Aim:
Using the entries shown below, output the line containing "Write a component", the line containing "import * as", and every line between them, exactly. Pictures are omitted.

++++ Supplied material

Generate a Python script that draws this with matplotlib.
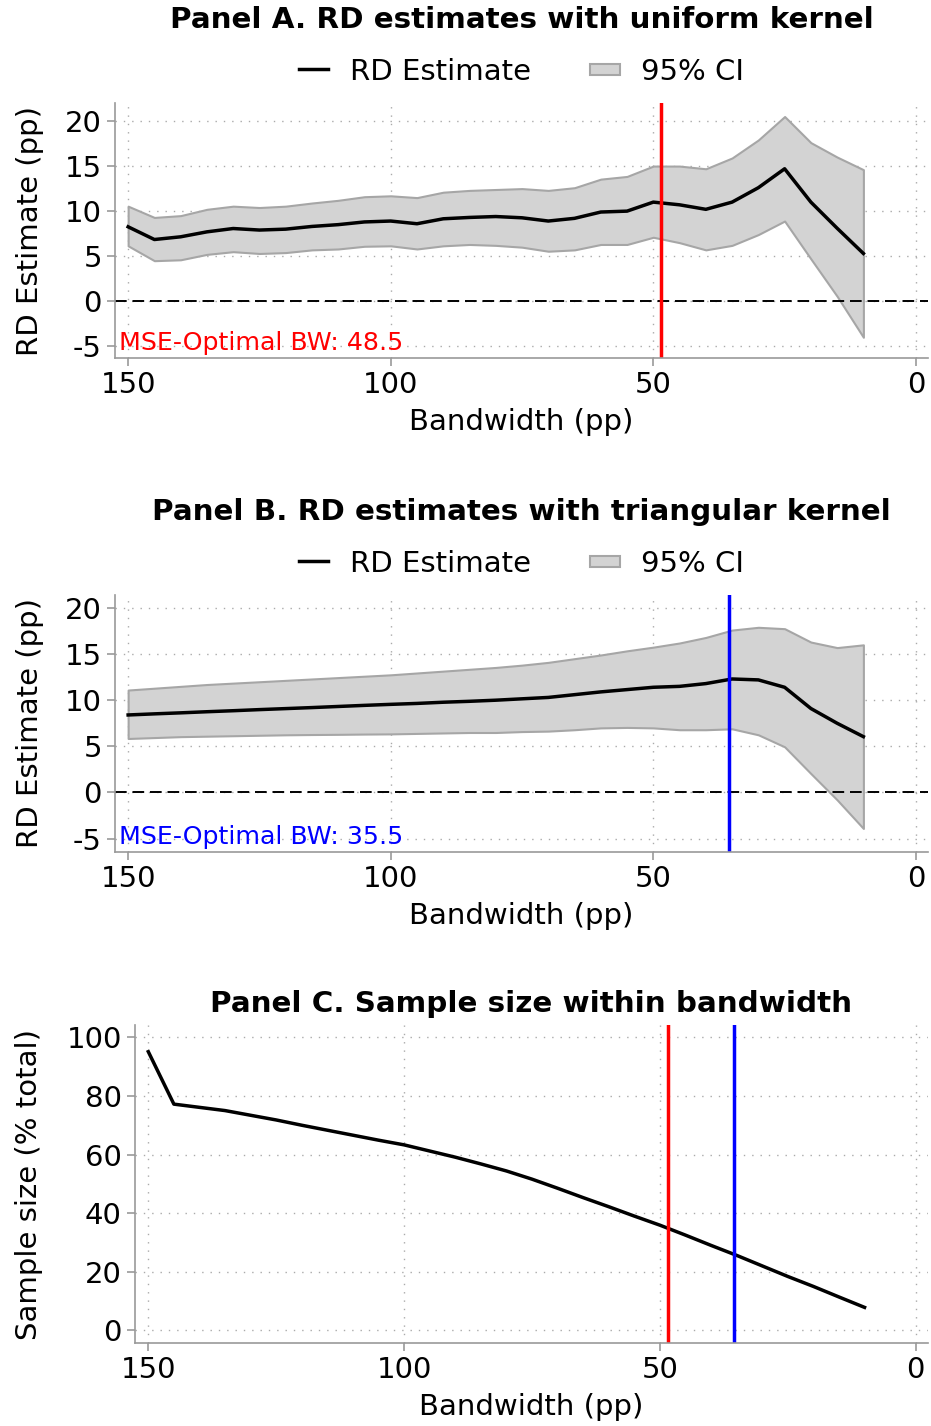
import matplotlib
matplotlib.use("Agg")
import matplotlib.pyplot as plt
from matplotlib.lines import Line2D
from matplotlib.patches import Patch, Rectangle
from matplotlib.legend_handler import HandlerPatch

plt.rcParams["axes.unicode_minus"] = False

bandwidth = list(range(150, 5, -5))

est_uniform = [8.26, 6.85, 7.15, 7.7, 8.07, 7.9, 8.0, 8.3, 8.5, 8.8, 8.9, 8.6, 9.15, 9.3, 9.4,
               9.26, 8.9, 9.2, 9.9, 10.0, 11.0, 10.7, 10.2, 11.0, 12.6, 14.7, 11.0, 8.1, 5.3]
hi_uniform = [10.55, 9.3, 9.5, 10.2, 10.55, 10.4, 10.55, 10.9, 11.2, 11.6, 11.7, 11.5, 12.1, 12.3, 12.4,
              12.5, 12.3, 12.6, 13.55, 13.85, 15.0, 15.0, 14.7, 15.9, 17.9, 20.5, 17.6, 16.0, 14.6]
lo_uniform = [6.15, 4.5, 4.6, 5.2, 5.5, 5.3, 5.4, 5.7, 5.8, 6.1, 6.15, 5.8, 6.15, 6.3, 6.2,
              6.0, 5.55, 5.7, 6.3, 6.3, 7.1, 6.5, 5.7, 6.2, 7.4, 8.9, 4.7, 0.55, -4.0]

est_triang = [8.4, 8.52, 8.63, 8.75, 8.86, 8.98, 9.09, 9.2, 9.32, 9.44, 9.55, 9.65, 9.78, 9.88, 10.0,
              10.15, 10.3, 10.6, 10.9, 11.15, 11.4, 11.5, 11.8, 12.3, 12.2, 11.4, 9.1, 7.5, 6.05]
hi_triang = [11.1, 11.3, 11.5, 11.7, 11.85, 12.0, 12.15, 12.3, 12.45, 12.6, 12.75, 12.95, 13.15, 13.35, 13.55,
             13.8, 14.1, 14.5, 14.9, 15.35, 15.75, 16.2, 16.8, 17.6, 17.9, 17.75, 16.3, 15.7, 16.0]
lo_triang = [5.85, 5.95, 6.05, 6.1, 6.15, 6.2, 6.25, 6.28, 6.3, 6.33, 6.35, 6.4, 6.45, 6.5, 6.5,
             6.6, 6.65, 6.8, 7.0, 7.05, 7.0, 6.8, 6.8, 6.9, 6.25, 4.95, 2.05, -0.8, -3.9]

sample_pct = [95.1, 77.2, 76.1, 75.0, 73.4, 71.8, 70.0, 68.3, 66.6, 64.9, 63.3, 61.2, 59.1, 56.8, 54.4,
              51.6, 48.5, 45.3, 42.2, 39.0, 35.9, 32.5, 29.0, 25.6, 22.0, 18.4, 15.0, 11.4, 7.85]

bw_uniform = 48.5
bw_triang = 35.5

FS = 21
W, H = 931, 1426
fig = plt.figure(figsize=(W / 100, H / 100), dpi=100)


def box(l, t, r, b):
    return [l / W, 1 - b / H, (r - l) / W, (b - t) / H]


def flat_patch(legend, orig_handle, xdescent, ydescent, width, height, fontsize):
    return Rectangle((-xdescent, -ydescent + height * 0.22), width, height * 0.56)


def style(ax, yticks, ylim, xlim):
    for s in ["top", "right"]:
        ax.spines[s].set_visible(False)
    for s in ["left", "bottom"]:
        ax.spines[s].set_color("#999999")
        ax.spines[s].set_linewidth(1.2)
    ax.tick_params(colors="#999999", labelcolor="black", labelsize=FS, length=6, width=1.2)
    ax.set_xticks([150, 100, 50, 0])
    ax.set_yticks(yticks)
    ax.set_xlim(*xlim)
    ax.set_ylim(*ylim)
    ax.grid(True, color="#aaaaaa", linestyle=(0, (1, 5)), linewidth=1)
    ax.set_axisbelow(True)
    ax.set_xlabel("Bandwidth (pp)", fontsize=FS, labelpad=6)


def rd_panel(rect, title, est, lo, hi, bw, col, ylim):
    ax = fig.add_axes(rect)
    ax.fill_between(bandwidth, lo, hi, facecolor="#d3d3d3", edgecolor="#a6a6a6", linewidth=1.5)
    ax.plot(bandwidth, est, color="black", linewidth=2.5)
    ax.axhline(0, color="black", linewidth=1.4, dashes=(6, 3))
    ax.axvline(bw, color=col, linewidth=2.5)
    style(ax, [-5, 0, 5, 10, 15, 20], ylim, (152.5, -2.3))
    ax.set_ylabel("RD Estimate (pp)", fontsize=FS, labelpad=15)
    ax.text(0.005, 0.03, f"MSE-Optimal BW: {bw}", transform=ax.transAxes, color=col,
            fontsize=18.2, va="baseline", ha="left")
    handles = [Line2D([], [], color="black", linewidth=2.5),
               Patch(facecolor="#d3d3d3", edgecolor="#a6a6a6", linewidth=1.5)]
    ax.legend(handles, ["RD Estimate", "95% CI"], loc="lower center", bbox_to_anchor=(0.5, 1.0),
              ncol=2, frameon=False, fontsize=FS, handlelength=1.0, handletextpad=0.75,
              columnspacing=2.05, borderaxespad=0.2,
              handler_map={Patch: HandlerPatch(patch_func=flat_patch)})
    ax.set_title(title, fontsize=21.2, fontweight="bold", pad=54)
    return ax


rd_panel(box(115, 103, 928, 358), "Panel A. RD estimates with uniform kernel",
         est_uniform, lo_uniform, hi_uniform, bw_uniform, "red", (-6.3, 22.0))
rd_panel(box(115, 595, 928, 852), "Panel B. RD estimates with triangular kernel",
         est_triang, lo_triang, hi_triang, bw_triang, "blue", (-6.45, 21.4))

axc = fig.add_axes(box(135, 1025, 928, 1343))
axc.plot(bandwidth, sample_pct, color="black", linewidth=2.5)
axc.axvline(bw_uniform, color="red", linewidth=2.5)
axc.axvline(bw_triang, color="blue", linewidth=2.5)
style(axc, [0, 20, 40, 60, 80, 100], (-4.3, 104.2), (152.6, -2.4))
axc.set_ylabel("Sample size (% total)", fontsize=FS, labelpad=17)
axc.set_title("Panel C. Sample size within bandwidth", fontsize=21.2, fontweight="bold", pad=9)

fig.savefig("out.png", dpi=100)
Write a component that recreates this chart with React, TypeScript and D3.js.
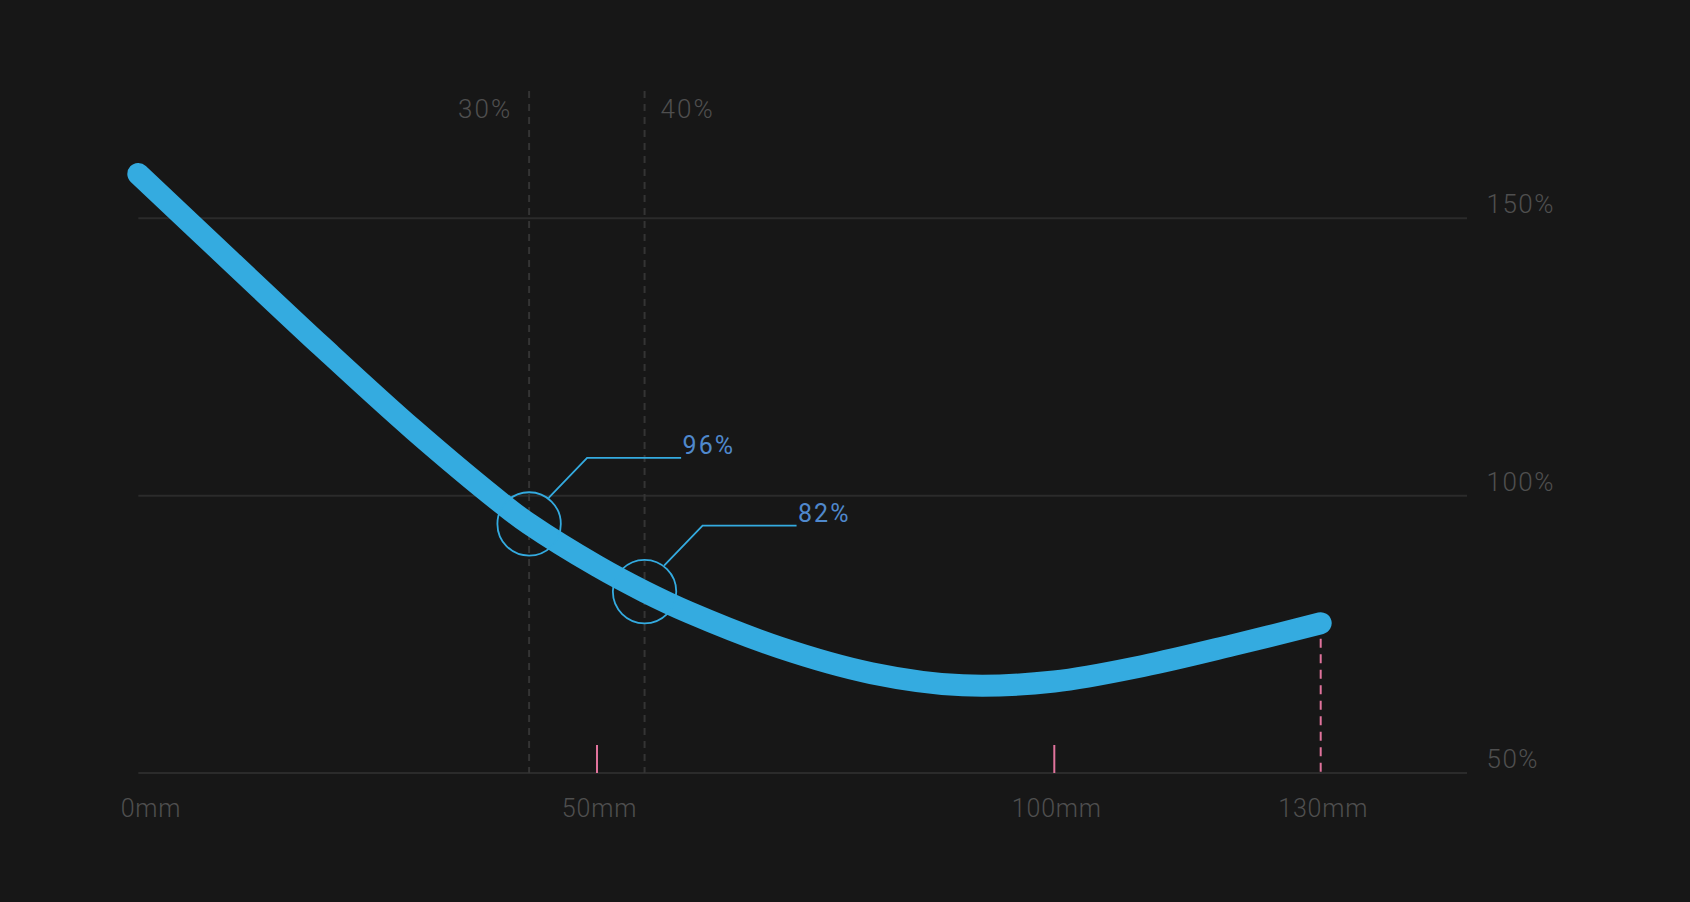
import React from "react";
import * as d3 from "d3";

// ---- data ----
const xTicks = [0, 50, 100, 130];
const xTickLabels = ["0mm", "50mm", "100mm", "130mm"];
const yTicks = [50, 100, 150];
const yTickLabels = ["50%", "100%", "150%"];
const distanceMm = [0, 10, 20, 30, 40, 42.6, 50, 55.2, 60, 70, 80, 90, 100, 110, 120, 130];
const ratioPct = [158.0, 142.4, 126.9, 111.9, 98.1, 94.9, 87.3, 82.7, 79.0, 72.6, 68.0, 65.8, 66.5, 69.3, 73.0, 77.0];
const markerMm = [42.6, 55.2];
const markerLabels = ["30%", "40%"];
const calloutLabels = ["96%", "82%"];
const pinkTickMm = [50, 100];
const endMm = 130;

const W = 1690;
const H = 902;
const plotLeft = 138.3;
const plotRight = 1467;

const BG = "#171717";
const GRID = "#2b2b2b";
const TXT = "#4f4f4f";
const BLUE = "#34abe0";
const LABEL_BLUE = "#4f88cc";
const PINK = "#e0739c";
const FONT = "Roboto, 'Open Sans', sans-serif";

export default function App() {
  const x = d3.scaleLinear().domain([0, 50, 100, 130]).range([plotLeft, 597, 1054.3, 1320.7]);
  const y = d3.scaleLinear().domain([50, 150]).range([773, 218.3]);

  const pts = distanceMm.map((d, i) => [d, ratioPct[i]] as [number, number]);
  const line = d3
    .line<[number, number]>()
    .x((d) => x(d[0]))
    .y((d) => y(d[1]))
    .curve(d3.curveCatmullRom.alpha(0.5));

  const valueAt = (mm: number) => {
    const i = distanceMm.indexOf(mm);
    return ratioPct[i];
  };

  const endY = y(valueAt(endMm));
  const r = 31.7;

  return (
    <svg
      width={W}
      height={H}
      style={{ position: "absolute", left: 0, top: 0, display: "block" }}
    >
      <rect x={0} y={0} width={W} height={H} fill={BG} />

      {/* horizontal grid */}
      {yTicks.map((t, i) => (
        <g key={"y" + t}>
          <line x1={plotLeft} x2={plotRight} y1={y(t)} y2={y(t)} stroke={GRID} strokeWidth={2} />
          <text
            x={1486.5}
            y={y(t) - 5}
            fill={TXT}
            fontFamily={FONT}
            fontWeight={300}
            fontSize={26}
            letterSpacing={1.5}
          >
            {yTickLabels[i]}
          </text>
        </g>
      ))}

      {/* vertical dashed markers */}
      {markerMm.map((m, i) => (
        <g key={"m" + m}>
          <line
            x1={x(m)}
            x2={x(m)}
            y1={91}
            y2={y(50)}
            stroke="#343434"
            strokeWidth={2}
            strokeDasharray="7,6"
          />
          <text
            x={i === 0 ? x(m) - 17 : x(m) + 16}
            y={118.3}
            textAnchor={i === 0 ? "end" : "start"}
            fill={TXT}
            fontFamily={FONT}
            fontWeight={300}
            fontSize={26}
            letterSpacing={2}
          >
            {markerLabels[i]}
          </text>
        </g>
      ))}

      {/* pink ticks */}
      {pinkTickMm.map((m) => (
        <line key={"p" + m} x1={x(m)} x2={x(m)} y1={y(50) - 28} y2={y(50)} stroke={PINK} strokeWidth={2} />
      ))}
      <line
        x1={x(endMm)}
        x2={x(endMm)}
        y1={endY}
        y2={y(50)}
        stroke={PINK}
        strokeWidth={2}
        strokeDasharray="9,6.5"
      />

      {/* x tick labels */}
      {xTicks.map((t, i) => (
        <text
          key={"x" + t}
          x={i === 0 ? x(t) - 17.6 : x(t) + 2.5}
          y={816.7}
          textAnchor={i === 0 ? "start" : "middle"}
          fill={TXT}
          fontFamily={FONT}
          fontWeight={300}
          fontSize={25}
          letterSpacing={0.8}
        >
          {xTickLabels[i]}
        </text>
      ))}

      {/* curve */}
      <path
        d={line(pts) || ""}
        fill="none"
        stroke={BLUE}
        strokeWidth={22}
        strokeLinecap="round"
        strokeLinejoin="round"
      />

      {/* callouts */}
      {markerMm.map((m, i) => {
        const cx = x(m);
        const cy = y(valueAt(m));
        const sx = cx + 19.5;
        const sy = cy - 26;
        const ex = cx + 58;
        const ey = cy - 66;
        const hx = cx + 152;
        return (
          <g key={"c" + m}>
            <circle cx={cx} cy={cy} r={r} fill="none" stroke={BLUE} strokeWidth={1.8} />
            <polyline
              points={`${sx},${sy} ${ex},${ey} ${hx},${ey}`}
              fill="none"
              stroke={BLUE}
              strokeWidth={1.8}
            />
            <text
              x={hx + 1.5}
              y={ey - 4}
              fill={LABEL_BLUE}
              fontFamily={FONT}
              fontWeight={400}
              fontSize={25}
              letterSpacing={2}
            >
              {calloutLabels[i]}
            </text>
          </g>
        );
      })}
    </svg>
  );
}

++++++++

Full output:
Write a component that recreates this chart with React, TypeScript and D3.js.
import React from "react";
import * as d3 from "d3";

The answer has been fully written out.